- Exercise directions
Quote the data exactly, first line to the line containing "lw=3.8, zorder=3, solid_capstyle='butt')", with no pictures.

- Information supplied
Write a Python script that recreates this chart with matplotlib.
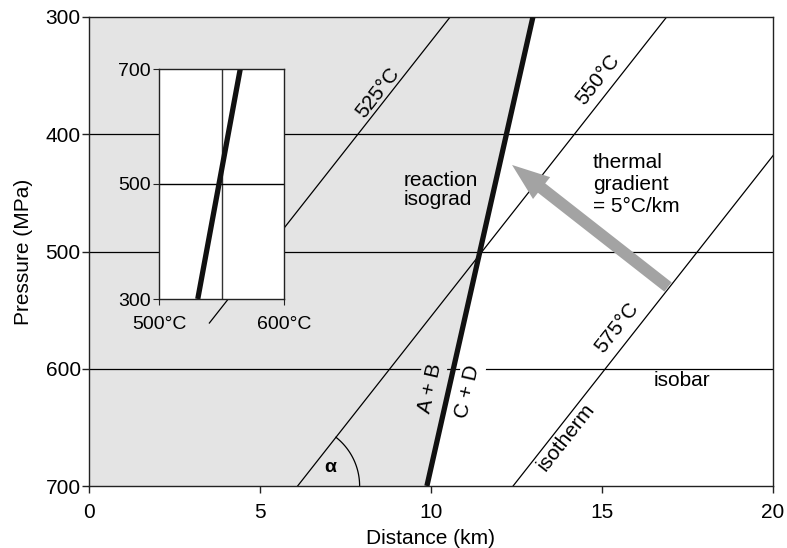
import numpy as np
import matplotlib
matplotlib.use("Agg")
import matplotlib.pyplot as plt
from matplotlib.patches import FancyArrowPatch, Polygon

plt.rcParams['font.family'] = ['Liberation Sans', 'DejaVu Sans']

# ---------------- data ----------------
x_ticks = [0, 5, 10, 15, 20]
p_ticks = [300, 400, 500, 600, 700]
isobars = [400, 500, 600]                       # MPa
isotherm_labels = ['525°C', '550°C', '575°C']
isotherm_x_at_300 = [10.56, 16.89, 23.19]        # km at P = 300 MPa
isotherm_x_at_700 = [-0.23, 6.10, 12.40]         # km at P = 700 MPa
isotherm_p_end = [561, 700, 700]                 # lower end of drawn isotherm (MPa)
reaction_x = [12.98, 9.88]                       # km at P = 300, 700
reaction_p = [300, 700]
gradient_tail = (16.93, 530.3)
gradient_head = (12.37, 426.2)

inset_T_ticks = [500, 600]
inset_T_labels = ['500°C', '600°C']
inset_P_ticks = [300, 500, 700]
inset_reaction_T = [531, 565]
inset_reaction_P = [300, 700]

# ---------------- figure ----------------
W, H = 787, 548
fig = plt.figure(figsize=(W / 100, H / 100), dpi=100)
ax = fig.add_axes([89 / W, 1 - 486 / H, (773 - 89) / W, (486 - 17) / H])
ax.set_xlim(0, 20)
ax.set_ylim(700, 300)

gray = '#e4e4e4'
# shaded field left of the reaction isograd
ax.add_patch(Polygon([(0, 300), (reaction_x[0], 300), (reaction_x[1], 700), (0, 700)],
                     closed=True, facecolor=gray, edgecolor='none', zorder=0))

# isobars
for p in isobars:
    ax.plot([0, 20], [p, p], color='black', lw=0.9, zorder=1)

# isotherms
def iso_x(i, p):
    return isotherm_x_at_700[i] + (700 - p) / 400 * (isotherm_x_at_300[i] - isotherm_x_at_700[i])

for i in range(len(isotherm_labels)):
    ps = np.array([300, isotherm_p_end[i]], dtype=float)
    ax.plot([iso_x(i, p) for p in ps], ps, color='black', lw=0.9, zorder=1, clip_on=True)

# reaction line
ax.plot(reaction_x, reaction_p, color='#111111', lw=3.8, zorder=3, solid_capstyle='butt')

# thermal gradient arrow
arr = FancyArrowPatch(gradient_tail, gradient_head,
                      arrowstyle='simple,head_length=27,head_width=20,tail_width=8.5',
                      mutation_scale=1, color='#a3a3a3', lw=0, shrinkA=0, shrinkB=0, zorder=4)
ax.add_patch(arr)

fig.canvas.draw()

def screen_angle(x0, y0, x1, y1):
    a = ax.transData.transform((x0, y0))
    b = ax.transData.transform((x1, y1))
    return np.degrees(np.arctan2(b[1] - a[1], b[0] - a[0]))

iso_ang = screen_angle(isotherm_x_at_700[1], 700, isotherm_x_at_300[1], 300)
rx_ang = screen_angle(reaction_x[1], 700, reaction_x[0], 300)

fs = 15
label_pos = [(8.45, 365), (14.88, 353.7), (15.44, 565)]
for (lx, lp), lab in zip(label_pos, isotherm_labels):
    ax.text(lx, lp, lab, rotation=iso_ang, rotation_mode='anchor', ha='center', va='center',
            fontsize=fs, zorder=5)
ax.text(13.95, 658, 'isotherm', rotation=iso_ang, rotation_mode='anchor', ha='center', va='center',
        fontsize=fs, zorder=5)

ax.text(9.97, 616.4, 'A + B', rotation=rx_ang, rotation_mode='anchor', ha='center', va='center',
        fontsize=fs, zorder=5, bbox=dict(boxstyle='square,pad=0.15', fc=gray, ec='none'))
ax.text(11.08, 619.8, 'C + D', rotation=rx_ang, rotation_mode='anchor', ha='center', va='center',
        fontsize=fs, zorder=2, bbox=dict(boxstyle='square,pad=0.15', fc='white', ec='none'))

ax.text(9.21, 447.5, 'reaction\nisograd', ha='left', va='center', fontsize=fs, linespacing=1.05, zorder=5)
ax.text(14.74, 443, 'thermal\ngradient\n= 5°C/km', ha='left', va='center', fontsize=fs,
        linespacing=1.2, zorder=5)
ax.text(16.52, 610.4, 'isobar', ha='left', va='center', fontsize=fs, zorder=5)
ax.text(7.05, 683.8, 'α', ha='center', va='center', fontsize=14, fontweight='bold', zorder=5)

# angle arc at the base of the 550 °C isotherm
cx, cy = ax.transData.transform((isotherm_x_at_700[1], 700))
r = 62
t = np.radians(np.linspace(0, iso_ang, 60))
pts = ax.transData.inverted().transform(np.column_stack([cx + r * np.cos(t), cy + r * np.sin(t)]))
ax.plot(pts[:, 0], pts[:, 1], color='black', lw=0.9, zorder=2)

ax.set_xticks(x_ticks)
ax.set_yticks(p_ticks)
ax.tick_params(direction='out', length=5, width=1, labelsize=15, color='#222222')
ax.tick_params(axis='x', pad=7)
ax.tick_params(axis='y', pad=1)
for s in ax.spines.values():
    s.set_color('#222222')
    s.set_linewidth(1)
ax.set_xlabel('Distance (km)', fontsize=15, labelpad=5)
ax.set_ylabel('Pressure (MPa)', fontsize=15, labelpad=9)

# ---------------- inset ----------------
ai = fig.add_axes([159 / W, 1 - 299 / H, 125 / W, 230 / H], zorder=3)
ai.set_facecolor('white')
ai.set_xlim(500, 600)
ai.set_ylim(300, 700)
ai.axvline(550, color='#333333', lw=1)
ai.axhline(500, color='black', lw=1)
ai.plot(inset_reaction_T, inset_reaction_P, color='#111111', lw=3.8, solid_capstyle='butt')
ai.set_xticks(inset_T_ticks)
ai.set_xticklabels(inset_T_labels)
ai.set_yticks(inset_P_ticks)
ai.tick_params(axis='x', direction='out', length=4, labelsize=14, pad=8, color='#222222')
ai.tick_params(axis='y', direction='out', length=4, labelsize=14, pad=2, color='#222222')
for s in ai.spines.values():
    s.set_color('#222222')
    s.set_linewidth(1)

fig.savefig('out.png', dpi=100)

- Correct response
Write a Python script that recreates this chart with matplotlib.
import numpy as np
import matplotlib
matplotlib.use("Agg")
import matplotlib.pyplot as plt
from matplotlib.patches import FancyArrowPatch, Polygon

plt.rcParams['font.family'] = ['Liberation Sans', 'DejaVu Sans']

# ---------------- data ----------------
x_ticks = [0, 5, 10, 15, 20]
p_ticks = [300, 400, 500, 600, 700]
isobars = [400, 500, 600]                       # MPa
isotherm_labels = ['525°C', '550°C', '575°C']
isotherm_x_at_300 = [10.56, 16.89, 23.19]        # km at P = 300 MPa
isotherm_x_at_700 = [-0.23, 6.10, 12.40]         # km at P = 700 MPa
isotherm_p_end = [561, 700, 700]                 # lower end of drawn isotherm (MPa)
reaction_x = [12.98, 9.88]                       # km at P = 300, 700
reaction_p = [300, 700]
gradient_tail = (16.93, 530.3)
gradient_head = (12.37, 426.2)

inset_T_ticks = [500, 600]
inset_T_labels = ['500°C', '600°C']
inset_P_ticks = [300, 500, 700]
inset_reaction_T = [531, 565]
inset_reaction_P = [300, 700]

# ---------------- figure ----------------
W, H = 787, 548
fig = plt.figure(figsize=(W / 100, H / 100), dpi=100)
ax = fig.add_axes([89 / W, 1 - 486 / H, (773 - 89) / W, (486 - 17) / H])
ax.set_xlim(0, 20)
ax.set_ylim(700, 300)

gray = '#e4e4e4'
# shaded field left of the reaction isograd
ax.add_patch(Polygon([(0, 300), (reaction_x[0], 300), (reaction_x[1], 700), (0, 700)],
                     closed=True, facecolor=gray, edgecolor='none', zorder=0))

# isobars
for p in isobars:
    ax.plot([0, 20], [p, p], color='black', lw=0.9, zorder=1)

# isotherms
def iso_x(i, p):
    return isotherm_x_at_700[i] + (700 - p) / 400 * (isotherm_x_at_300[i] - isotherm_x_at_700[i])

for i in range(len(isotherm_labels)):
    ps = np.array([300, isotherm_p_end[i]], dtype=float)
    ax.plot([iso_x(i, p) for p in ps], ps, color='black', lw=0.9, zorder=1, clip_on=True)

# reaction line
ax.plot(reaction_x, reaction_p, color='#111111', lw=3.8, zorder=3, solid_capstyle='butt')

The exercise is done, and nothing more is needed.